# PMF of flight booking

#### wtrow

##### New member
An airline company wants to book reservations for its popular flight at 7.00 AM from Detroit
to New York. There are 100 openings for passengers. A person with a confirmed ticket will
not show up for the flight with probability 0.08. For each passenger (person with a booking
and who shows up), the airline makes a profit of 75 Dollars. The airline overbooks the flight.
Let N denote the number of bookings for the flight. Note that N >= 100. Treat N as a
parameter that the airline would like to choose. Let K denote the number of persons (among
N) with confirmed ticket who show up for the flight. If K is greater than 100, (K ? 100)
people are randomly selected, and will be forced to travel on the next flight, and each of them
is given a coupon of 100 Dollars. In other words, the airline makes a loss of 100 Dollars for
each such person. Let D denote the profit that airline makes for each flight.
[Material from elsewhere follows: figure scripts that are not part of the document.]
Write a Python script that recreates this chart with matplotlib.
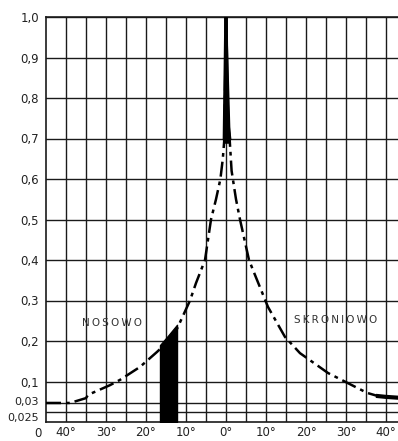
import numpy as np
import matplotlib.pyplot as plt
from matplotlib.transforms import ScaledTranslation

# nasal side (negative degrees) and temporal side of the curve, visual scale
deg_nasal = [-45, -39, -35, -34.5, -29, -26.5, -21.5, -17.25, -16.5, -14.5, -12.25,
             -9, -7.5, -5.25, -3.75, -2.5, -1.4, -0.8, -0.4, 0]
val_nasal = [0.047, 0.047, 0.059, 0.067, 0.091, 0.104, 0.136, 0.173, 0.18, 0.203, 0.23,
             0.30, 0.343, 0.40, 0.50, 0.55, 0.60, 0.65, 0.70, 1.0]
deg_temp = [0, 0.3, 0.9, 1.4, 2.5, 3.5, 5.75, 7.25, 10.5, 14.75, 18.5, 25.5, 35.25, 38, 40, 43]
val_temp = [1.0, 0.75, 0.70, 0.62, 0.55, 0.50, 0.40, 0.363, 0.284, 0.21, 0.17, 0.121, 0.072,
            0.064, 0.062, 0.06]

blind_from, blind_to = -16.5, -12.25

ytick_pos = [0.025, 0.047, 0.1, 0.2, 0.3, 0.4, 0.5, 0.6, 0.7, 0.8, 0.9, 1.0]
ytick_lab = ["0,025", "0,03", "0,1", "0,2", "0,3", "0,4", "0,5", "0,6", "0,7", "0,8", "0,9", "1,0"]
xtick_pos = [-40, -30, -20, -10, 0, 10, 20, 30, 40]
xtick_lab = ["40°", "30°", "20°", "10°", "0°", "10°", "20°", "30°", "40°"]

plt.rcParams['font.family'] = ['Liberation Sans Narrow', 'DejaVu Sans']

fig = plt.figure(figsize=(3.98, 4.41), dpi=100)
ax = fig.add_axes([46 / 398, 1 - 422 / 441, 360 / 398, 405 / 441])
ax.set_xlim(-45, 45)
ax.set_ylim(0, 1.0)

ink = '#1a1a1a'
for g in np.arange(-40, 45, 5):
    ax.axvline(g, color=ink, lw=1.0, zorder=1)
for g in ytick_pos:
    ax.axhline(g, color=ink, lw=1.0, zorder=1)
for s in ax.spines.values():
    s.set_color(ink)
    s.set_linewidth(1.2)

dn = np.array(deg_nasal)
vn = np.array(val_nasal)
dt = np.array(deg_temp)
vt = np.array(val_temp)

ax.plot(dn, vn, color='black', lw=1.8, dashes=(6, 2, 1.5, 2), zorder=3)
ax.plot(dt, vt, color='black', lw=1.8, dashes=(6, 2, 1.5, 2), zorder=3)

# solid peak and tail
m = vn >= 0.69
ax.plot(dn[m], vn[m], color='black', lw=2.5, zorder=4)
m = vt >= 0.69
ax.plot(dt[m], vt[m], color='black', lw=2.5, zorder=4)
ax.fill_betweenx([0.69, 1.0], [dn[vn >= 0.69][0], 0], [dt[vt >= 0.69][-1], 0], color='black', zorder=4)
m = dt >= 36
ax.plot(dt[m], vt[m], color='black', lw=3, zorder=4)

# blind spot
m = (dn >= blind_from) & (dn <= blind_to)
ax.fill_between(dn[m], 0, vn[m] + 0.01, color='black', zorder=5)

ax.set_yticks(ytick_pos)
ax.set_yticklabels(ytick_lab)
ax.set_xticks(xtick_pos)
ax.set_xticklabels(xtick_lab)
ax.tick_params(length=0, labelsize=8.5, colors='#222222')
ax.tick_params(axis='y', pad=5)
ax.tick_params(axis='x', pad=3)

# the two small labels sit a little apart, as in the original
ylabs = ax.get_yticklabels()
for lab, dy in [(ylabs[0], -3.5), (ylabs[1], 1.5)]:
    lab.set_fontsize(8)
    lab.set_transform(lab.get_transform() + ScaledTranslation(0, dy / 72, fig.dpi_scale_trans))

ax.text(-0.012, -0.028, "0", transform=ax.transAxes, ha='right', va='center',
        fontsize=8.5, color='#222222')

ax.text(-28.5, 0.245, "\u2009".join("NOSOWO"), fontsize=7.5, ha='center', va='center', color='#333333')
ax.text(27.5, 0.252, "\u2009".join("SKRONIOWO"), fontsize=7.5, ha='center', va='center', color='#333333')

fig.savefig('out.png', dpi=100)
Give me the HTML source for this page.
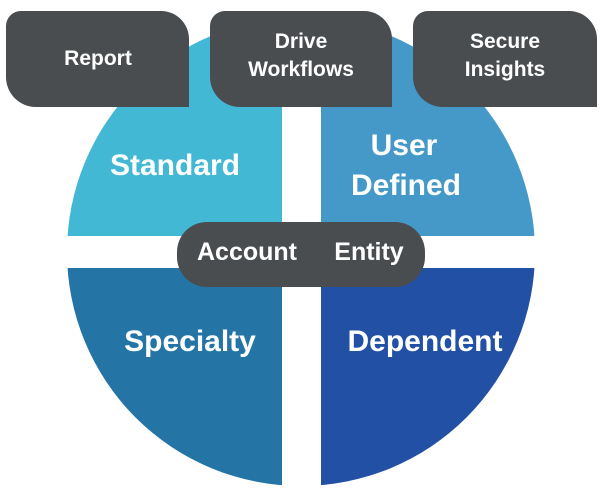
<!DOCTYPE html>
<html><head><meta charset="utf-8"><style>
html,body{margin:0;padding:0;background:#fff;}
svg{display:block}
text{font-family:"Liberation Sans",sans-serif;font-weight:bold;fill:#fff;text-anchor:middle;}
</style></head><body>
<svg width="600" height="489" viewBox="0 0 600 489">
<defs>
<clipPath id="c"><circle cx="301" cy="252" r="234"/></clipPath>
</defs>
<g clip-path="url(#c)">
<rect x="60" y="0" width="222" height="236" fill="#42b8d5"/>
<rect x="321" y="0" width="220" height="236" fill="#4499c9"/>
<rect x="60" y="268" width="222" height="230" fill="#2475a5"/>
<rect x="321" y="268" width="220" height="230" fill="#2150a4"/>
</g>
<path d="M21 11 H161 A28 28 0 0 1 189 39 V107 H36 A30 30 0 0 1 6 77 V26 A15 15 0 0 1 21 11Z" fill="#4a4d50"/>
<path d="M225 11 H364 A28 28 0 0 1 392 39 V107 H240 A30 30 0 0 1 210 77 V26 A15 15 0 0 1 225 11Z" fill="#4a4d50"/>
<path d="M428 11 H569 A28 28 0 0 1 597 39 V107 H443 A30 30 0 0 1 413 77 V26 A15 15 0 0 1 428 11Z" fill="#4a4d50"/>
<rect x="177" y="222" width="248" height="65" rx="30" fill="#4a4d50"/>
<text x="98" y="65" font-size="21">Report</text>
<text x="301" y="48" font-size="21">Drive</text>
<text x="301" y="76" font-size="21">Workflows</text>
<text x="505" y="48" font-size="21">Secure</text>
<text x="505" y="76" font-size="21">Insights</text>
<text x="175" y="175" font-size="30">Standard</text>
<text x="404" y="155" font-size="30">User</text>
<text x="406" y="195" font-size="30">Defined</text>
<text x="190" y="351" font-size="30">Specialty</text>
<text x="425" y="351" font-size="30">Dependent</text>
<text x="247" y="260" font-size="25">Account</text>
<text x="369" y="260" font-size="25">Entity</text>
</svg>
</body></html>
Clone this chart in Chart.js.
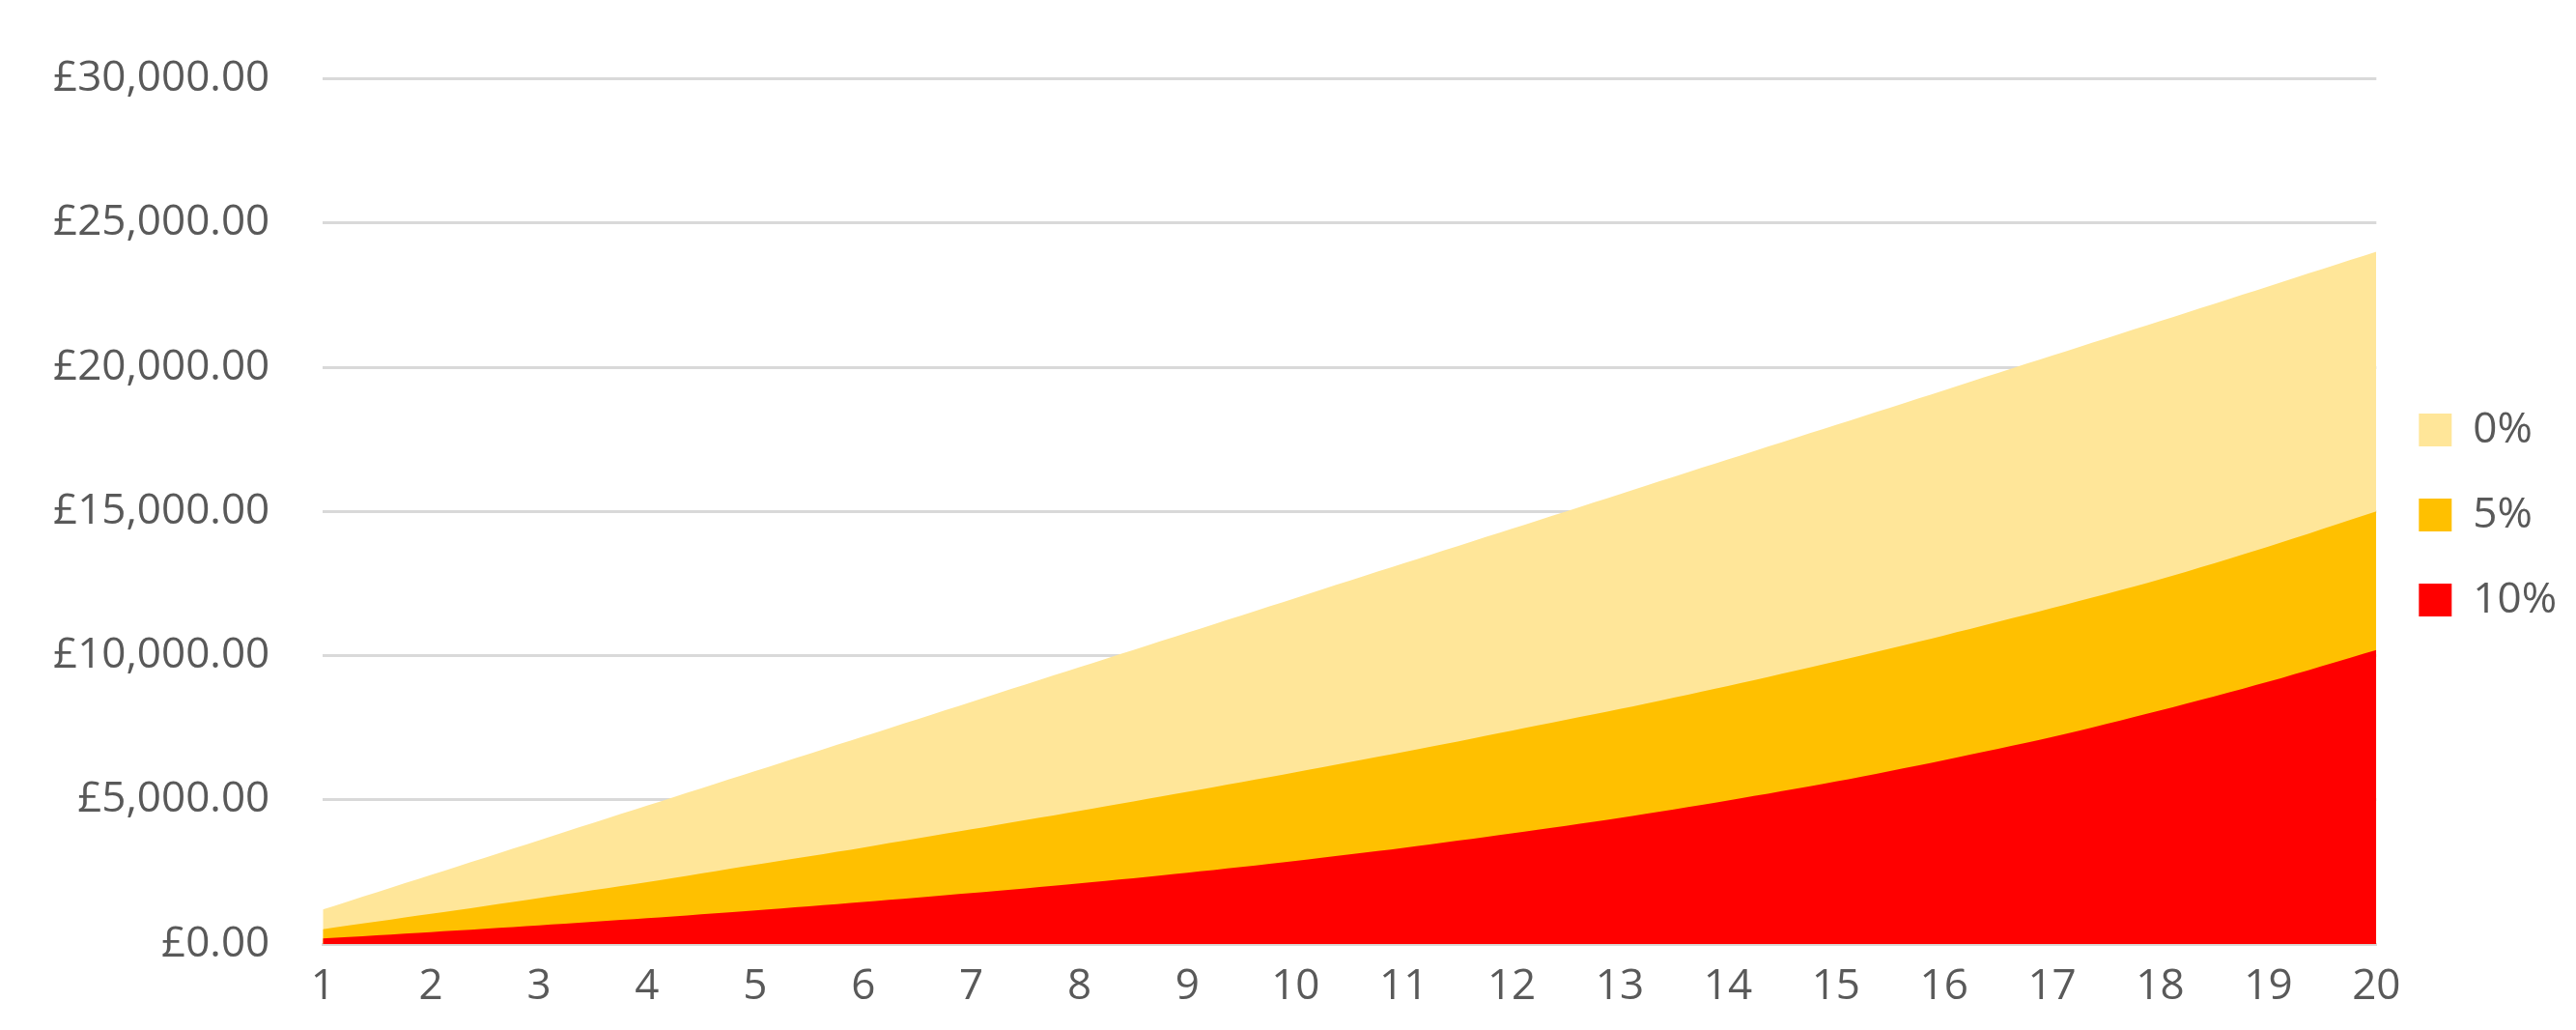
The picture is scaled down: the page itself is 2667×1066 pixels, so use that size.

(a) For a fixed parameter N, find the PMFs of random variables K and D.
(b) For a fixed parameter N, find the expected value of D.
(c) Find N that will maximize the expected profit.

So I am stuck on part A, and I feel like I need to know that one before I advance. I just don't know how to actually make a PMF for variables that can be chosen at random.

#### tkhunny

##### Moderator
Staff member
Have you considered:

q = 0.08
p = 1 - 0.08 = 0.92

$$\displaystyle P(K=i) = \frac{N!}{(i!)\cdot (N-i)!}\cdot q^{i}\cdot p^{N-i}$$ for $$\displaystyle i \in 0,1,2...,N$$

#### wtrow

##### New member
Thank you for the reply. That makes sense. Now for finding D, the profit, I think it would just be:

P(k=i)*75 for i E 0,1,2...99
P(k=i)*75 - P(k=i)*100 for i E 100,101,...N

Or in other words, the PMF of K times D. Is this right or did I mess up again?

#### tkhunny

##### Moderator
Staff member
1) It doesn't seem to matter wich one containes i = 100, does it?
2) We're looking for a PMF. Simply multiplying by 75 or 100 violates the premise of summing to unity. You'll have to adjust for that.